It's a matter of integrity.

I also talk about basic integrity when people ask me why I’m a vegan: I don’t want to pay others to do things to animals that I wouldn’t want to do myself. Everyone agrees that cruelty to animals is a bad thing. Most people will express remorse at the horrible things that are done to farmed animals on factory farms and at slaughter. So the big question is, “Why pay people to do things that you don’t support?” In explaining his vegetarianism, Percy Bysshe Shelley said that he wants no part of anything he can’t write a pleasant poem about; we shouldn’t be supporting things that revolt us. How many things are there in our lives that we’re directly supporting, even as they revolt us?

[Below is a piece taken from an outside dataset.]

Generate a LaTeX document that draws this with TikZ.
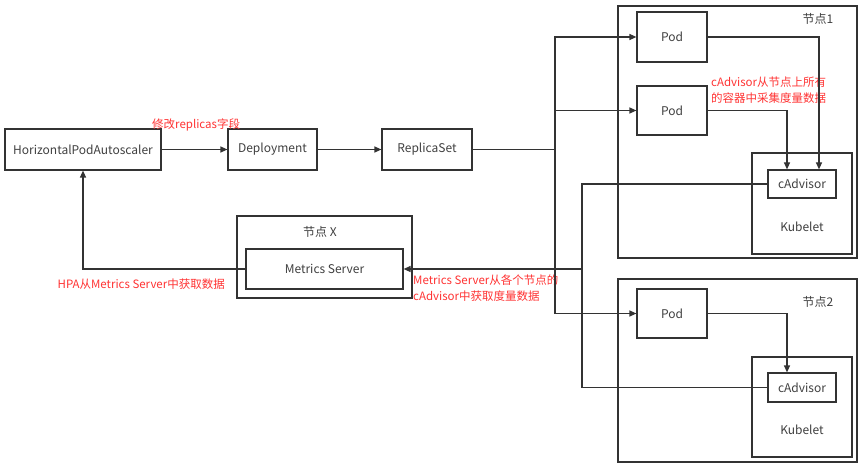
\documentclass[tikz,border=0pt]{standalone}
\usepackage{fontspec}
\setmainfont{Noto Sans CJK SC}
\usetikzlibrary{arrows.meta}
\definecolor{ln}{HTML}{333333}
\definecolor{tx}{HTML}{404040}
\definecolor{rd}{HTML}{FF3333}
\tikzset{
  box/.style={draw=ln, line width=1.2pt, inner sep=0pt, text=tx, font=\fontsize{12}{14}\selectfont},
  lbl/.style={inner sep=0pt, text=tx, font=\fontsize{12}{14}\selectfont},
  red/.style={inner sep=0pt, text=rd, font=\fontsize{11.5}{15.5}\selectfont, align=left},
  conn/.style={draw=ln, line width=1.2pt},
  arr/.style={conn, -{Triangle[length=7pt,width=6pt]}}
}
\begin{document}
\begin{tikzpicture}[x=1pt,y=-1pt]
\useasboundingbox[fill=white] (0,0) rectangle (865,468);
% outer node boxes
\node[box, minimum width=239pt, minimum height=252pt] (n1) at (737.5,132) {};
\node[box, minimum width=239pt, minimum height=183pt] (n2) at (737.5,370.5) {};
\node[box, minimum width=175pt, minimum height=82pt] (nx) at (324.5,257) {};
\node[lbl] (n1l) at (818,19) {节点1};
\node[lbl] (n2l) at (818,302) {节点2};
\node[lbl] (nxl) at (320,232) {节点 X};
% main boxes
\node[box, minimum width=156pt, minimum height=41pt] (hpa) at (83,149.5) {HorizontalPodAutoscaler};
\node[box, minimum width=89pt, minimum height=41pt] (dep) at (272.5,149.5) {Deployment};
\node[box, minimum width=90pt, minimum height=41pt] (rs) at (427,149.5) {ReplicaSet};
\node[box, minimum width=157pt, minimum height=40pt] (ms) at (324.5,269) {Metrics Server};
\node[box, minimum width=70pt, minimum height=50pt] (pod1) at (672,37) {Pod};
\node[box, minimum width=70pt, minimum height=49pt] (pod2) at (672,110.5) {Pod};
\node[box, minimum width=70pt, minimum height=49pt] (pod3) at (672,313.5) {Pod};
\node[box, minimum width=100pt, minimum height=101pt] (kub1) at (802,203.5) {};
\node[box, minimum width=100pt, minimum height=100pt] (kub2) at (802,407) {};
\node[lbl] (kub1l) at (802,227) {Kubelet};
\node[lbl] (kub2l) at (802,430) {Kubelet};
\node[box, minimum width=68pt, minimum height=28pt] (cad1) at (802,184) {cAdvisor};
\node[box, minimum width=68pt, minimum height=29pt] (cad2) at (802,387.5) {cAdvisor};
% red labels
\node[red, anchor=south west] (l1) at (152,131) {修改replicas字段};
\node[red, anchor=north west] (l2) at (711,77) {cAdvisor从节点上所有\\的容器中采集度量数据};
\node[red, anchor=north west] (l3) at (413,275) {Metrics Server从各个节点的\\cAdvisor中获取度量数据};
\node[red, anchor=east] (l4) at (225,284) {HPA从Metrics Server中获取数据};
% connectors
\coordinate (j) at (555,149.5);
\coordinate (m) at (582,269);
\draw[arr] (hpa) -- (dep);
\draw[arr] (dep) -- (rs);
\draw[conn] (rs.east) -- (j);
\draw[arr] (j) |- (pod1.west);
\draw[arr] (j) |- (pod2.west);
\draw[arr] (j) |- (pod3.west);
\draw[arr] (pod1.east) -| ([xshift=17pt]cad1.north);
\draw[arr] (pod2.east) -| ([xshift=-15pt]cad1.north);
\draw[arr] (pod3.east) -| ([xshift=-15pt]cad2.north);
\draw[conn] (cad1.west) -| (m);
\draw[conn] (cad2.west) -| (m);
\draw[arr] (m) -- (ms.east);
\draw[arr] (ms.west) -| (hpa.south);
\end{tikzpicture}
\end{document}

Of course, all of us could spend an afternoon picking grains, beans, fruits, or vegetables, but who among us would want, even once, to rip the testicles from a pig’s scrotum without painkillers or to sear the beak off a tiny chick with a hot blade? Who among us would want to even watch any aspect of what is required to get chickens, fish, pigs, cattle, dairy products, or eggs to the table? Who would want to spend even five minutes in a slaughterhouse, with all the blood and horror? Raising this issue with people in a conversational way can help them to see that eating meat is ethically dubious—it’s paying others to do things that they don’t support or believe in.